Fazıl Say’ın, iktibas da olsa, tweetlerindeki hakaretlerin binde biri bile yok burda..
Ergenekoncuların topluma verdikleri korkunun milyonda biri bile yok, bu olayda..
Sevan Nişanyan’ın sergilediği terbiyesizliğin, yüzmilyonda biri bile yok, o eylemde..
Peki ne oluyor Mahmut Kaçar’a?
Ne ben anlatayım, ne de siz sorun..
Adamcağızın hayatı kararıyor..
Hemen gözaltına alınıyor.
Oysa; Türkiye’nin özgürlük karnesinde zayıf nota sebebiyet olacağı söylenen Fazıl Say hakaretleri için bugün bir gözaltı oldu mu?
Yoo..
Nişanyan’a bir gözaltı oldu mu?
Yooo.
Dahası var.
Mahmut Kaçar’ı, o tarihte hangi şube gözaltına almıştı?
Terörle mücadele..
Ne ilgisi var terörle mücadele ile Kaçar’ın eyleminin?..
Hiçbir ilgisi yok ama.. İşinize gelirse..
Gelmese de bir şey farketmez zaten.
Sonra ne olmuştu?
Kaçar 10 günlük gözaltı süresinde bitiminde, tutuklanmıştı.
En azgın hukukçular(!) bile, duruşma öncesinde açıklama yapmışlardı: “Kaçar’a bir yıl ceza verilebilir. Ancak artırımlarla bu ceza 3 yıla çıkabilir.

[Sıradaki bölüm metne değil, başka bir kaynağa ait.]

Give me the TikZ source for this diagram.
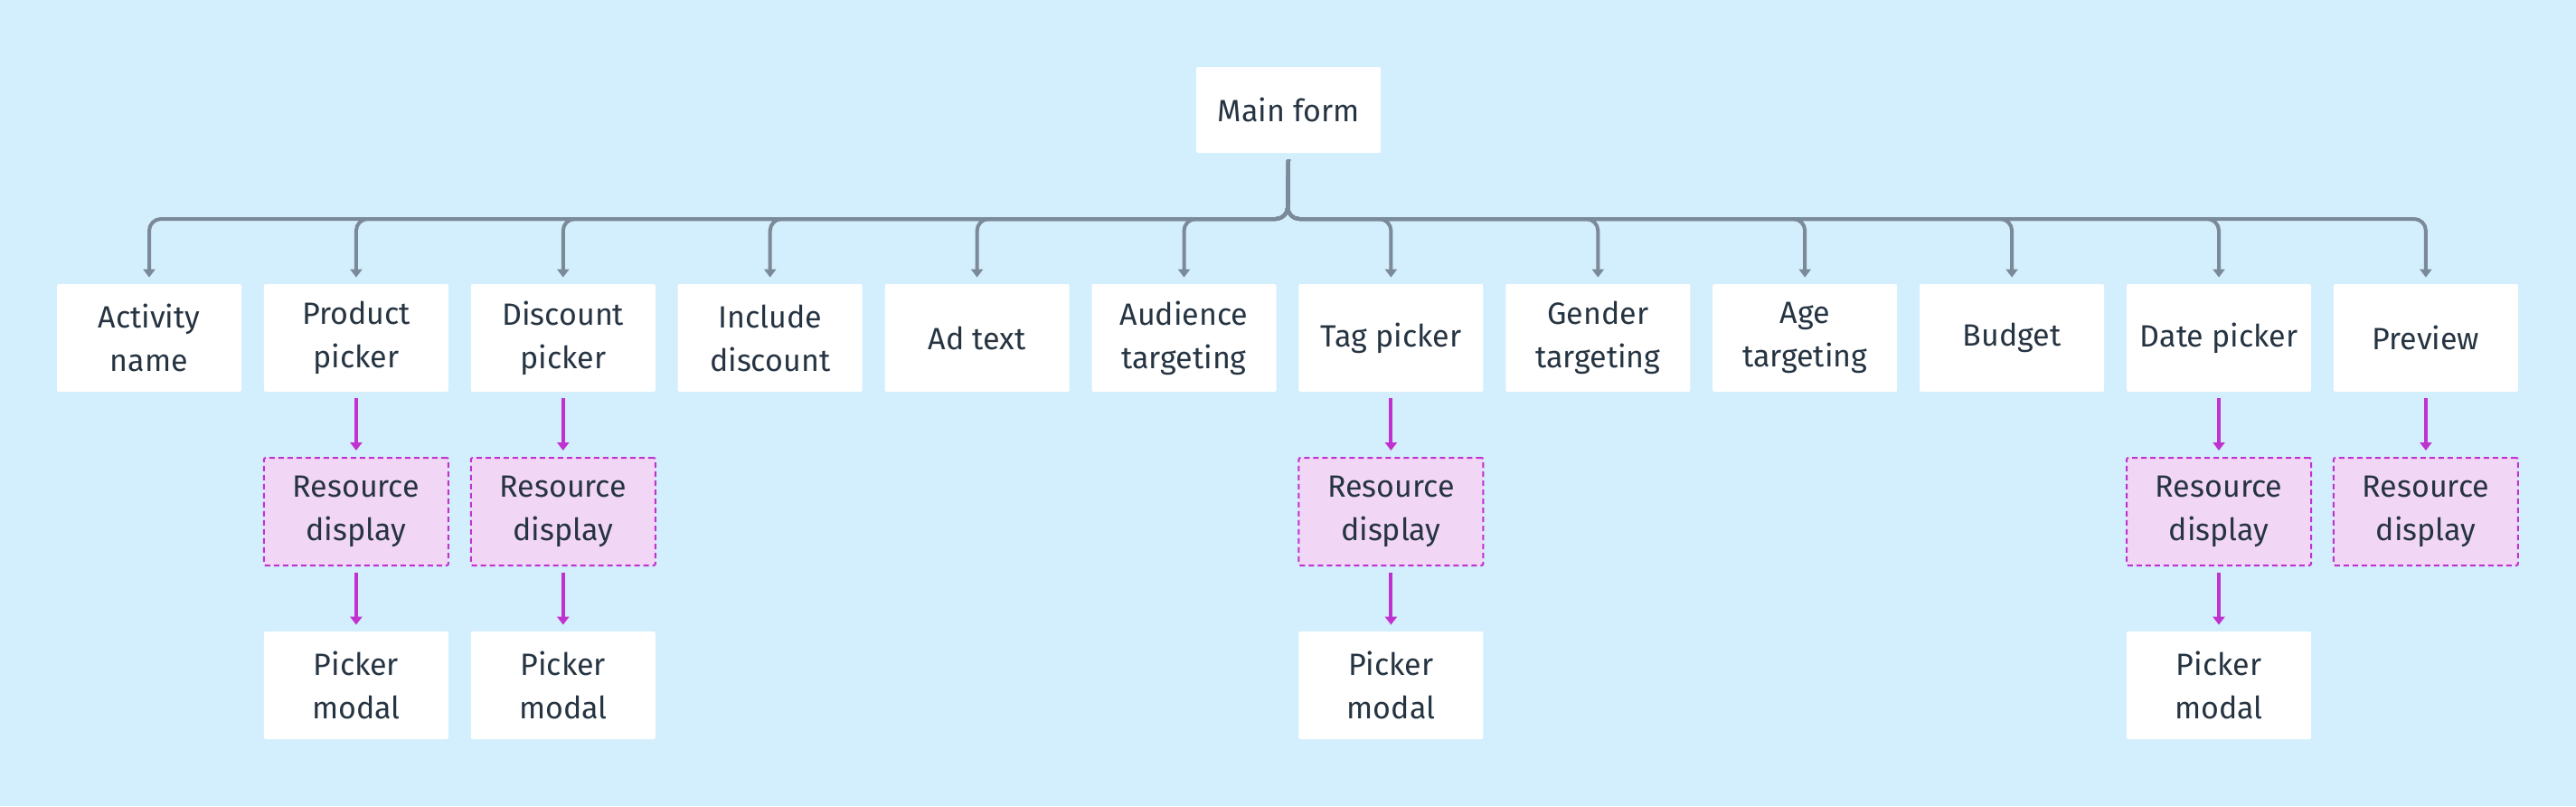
\documentclass[tikz,border=0pt]{standalone}
\usepackage{fontspec}
\setmainfont{Fira Sans}
\usetikzlibrary{arrows.meta}
\definecolor{bgblue}{RGB}{211,238,252}
\definecolor{linegray}{RGB}{123,138,153}
\definecolor{resmagenta}{RGB}{192,50,208}
\definecolor{resfill}{RGB}{242,214,245}
\definecolor{textdark}{RGB}{38,52,66}
\tikzstyle{block} = [rectangle, fill=white, rounded corners=1pt, text=textdark,
    align=center, minimum width=102pt, minimum height=59.5pt, inner sep=0pt,
    font=\fontsize{17}{24}\selectfont]
\tikzstyle{resblock} = [block, fill=resfill, draw=resmagenta, line width=1pt,
    dash pattern=on 3pt off 2pt]
\tikzstyle{line} = [draw=linegray, line width=2pt, rounded corners=6.5pt,
    -{Triangle[width=6.5pt,length=4.5pt]}, shorten >=3.5pt]
\tikzstyle{resline} = [draw=resmagenta, line width=2pt,
    -{Triangle[width=6.5pt,length=4.5pt]}, shorten >=3.5pt, shorten <=3.5pt]
\begin{document}
\begin{tikzpicture}[x=0.5pt, y=-0.5pt, node distance=114.45pt]
\fill[bgblue] (0,0) rectangle (2849,891);
\useasboundingbox (0,0) rectangle (2849,891);
    % Place nodes
\node[block, minimum height=47.5pt] (main) at (1425,121.5) {Main form};
\node[block] (act) at (165,373.5) {Activity\\name};
\node[block, right of=act] (prod) {Product\\picker};
\node[block, right of=prod] (disc) {Discount\\picker};
\node[block, right of=disc] (incl) {Include\\discount};
\node[block, right of=incl] (adtext) {Ad text};
\node[block, right of=adtext] (aud) {Audience\\targeting};
\node[block, right of=aud] (tag) {Tag picker};
\node[block, right of=tag] (gender) {Gender\\targeting};
\node[block, right of=gender] (age) {Age\\targeting};
\node[block, right of=age] (budget) {Budget};
\node[block, right of=budget] (date) {Date picker};
\node[block, right of=date] (prev) {Preview};

\node[resblock, below of=prod, node distance=96pt] (prodres) {Resource\\display};
\node[resblock, below of=disc, node distance=96pt] (discres) {Resource\\display};
\node[resblock, below of=tag, node distance=96pt] (tagres) {Resource\\display};
\node[resblock, below of=date, node distance=96pt] (dateres) {Resource\\display};
\node[resblock, below of=prev, node distance=96pt] (prevres) {Resource\\display};

\node[block, below of=prodres, node distance=96pt] (prodmod) {Picker\\modal};
\node[block, below of=discres, node distance=96pt] (discmod) {Picker\\modal};
\node[block, below of=tagres, node distance=96pt] (tagmod) {Picker\\modal};
\node[block, below of=dateres, node distance=96pt] (datemod) {Picker\\modal};

\coordinate (trunk) at ([yshift=-3.5pt]main.south);
\coordinate (bus) at (1424,242);

    % Draw edges
\path [line] (trunk) -- (bus) -| (act);
\path [line] (trunk) -- (bus) -| (prod);
\path [line] (trunk) -- (bus) -| (disc);
\path [line] (trunk) -- (bus) -| (incl);
\path [line] (trunk) -- (bus) -| (adtext);
\path [line] (trunk) -- (bus) -| (aud);
\path [line] (trunk) -- (bus) -| (tag);
\path [line] (trunk) -- (bus) -| (gender);
\path [line] (trunk) -- (bus) -| (age);
\path [line] (trunk) -- (bus) -| (budget);
\path [line] (trunk) -- (bus) -| (date);
\path [line] (trunk) -- (bus) -| (prev);

\path [resline] (prod) -- (prodres);
\path [resline] (disc) -- (discres);
\path [resline] (tag) -- (tagres);
\path [resline] (date) -- (dateres);
\path [resline] (prev) -- (prevres);

\path [resline] (prodres) -- (prodmod);
\path [resline] (discres) -- (discmod);
\path [resline] (tagres) -- (tagmod);
\path [resline] (dateres) -- (datemod);

\end{tikzpicture}
\end{document}
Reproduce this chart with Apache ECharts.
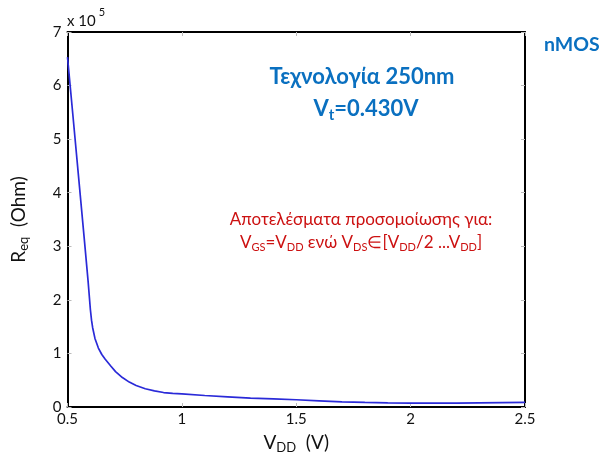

Çok zor ama.. Hakim 4 yıla kadar da artırabilir.”
Peki, Kaçar ne ceza almıştı?
4.5 yıl!
Evet, rakamda da yanlışlık yok.. “Yıl” ifadesinde de yanlışlık yok.
Ay falan değil, tamı tamamına 4.5 yıl.
Haydi bakalım Ergenekon’cular..
“Bize yapılanlar adaletsizlik” diye, bir daha bağırın.
Utanmanız yoksa.. Bir da yüksek sesle “Adalet istiyoruz” deyin.
“Darbe dönemlerinde bile, bugünkülere benzer hukuksuzluk görmemiştik”’ deyin..
Utanma olmadıktan sonra, her şey serbest!
Dahası var.. Bırakın Mahmut Kaçar’ı..
Kaçar’ın Anıtkabir’e giderken, son olarak konuştuğu, selam verdiği arkadaşlarından da 3 kişi gözaltına alınmıştı.
Kaçar ve üç kişinin DGM’de Nuh Mete Yüksel’in talebi ile tutuklanıp cezaevine gönderilmesinden hemen sonra.. Savcı bey açıklama yapıyordu: “Siyasi, sosyal amaçlı suç işlemek için teşekkül, örgüt oluşturdukları için tutuklandılar!”
Kaçar ile birlikte tutuklananlardan Bahattin Toprak’ın kayınpederi Halil Keskinkılıç soracak olmuştu: “Bunların siyasi suçu ne imiş?”
Vay, sen misin bu soruyu soran!..
Nuh Mete savcımız hemen emretmiş.
Kayınpeder de gözaltına alınıp, Terörle Mücadele Şubesi’ne götürülmüş!
Evet, o günlerden geliyoruz, bu günlere.
O günlerin hukuk cinayetlerinin faillerinden hesap sorulmadan geliyoruz bugünlere..
Denilecek ki, “Onları da tasvip etmiyoruz.”
Tasvip etmiyorsunuz da, ne yapıyorsunuz?
Ne yaptınız, söyler misiniz?
Nuh Mete efendi, bu yaptıkları sebebi ile hangi müeyyideye çarptırıldı?
Hani, ne ceza aldı, Nuh Mete?
Ne ceza aldı, Mahmut Kaçar’a 4.5 yıl hapis cezası veren, o hakim!
Söyleyin bakalım, Ergenekoncular..
Söyleyin liberaller..
İslama hakaret edenlere özgürlük isteyen hokkabazlar!.
Söyleyin, Say ve Nişanyan’a açılan davada yaşananlar; Mahmut Kaçar’ın başına gelenlerin binde kaçı?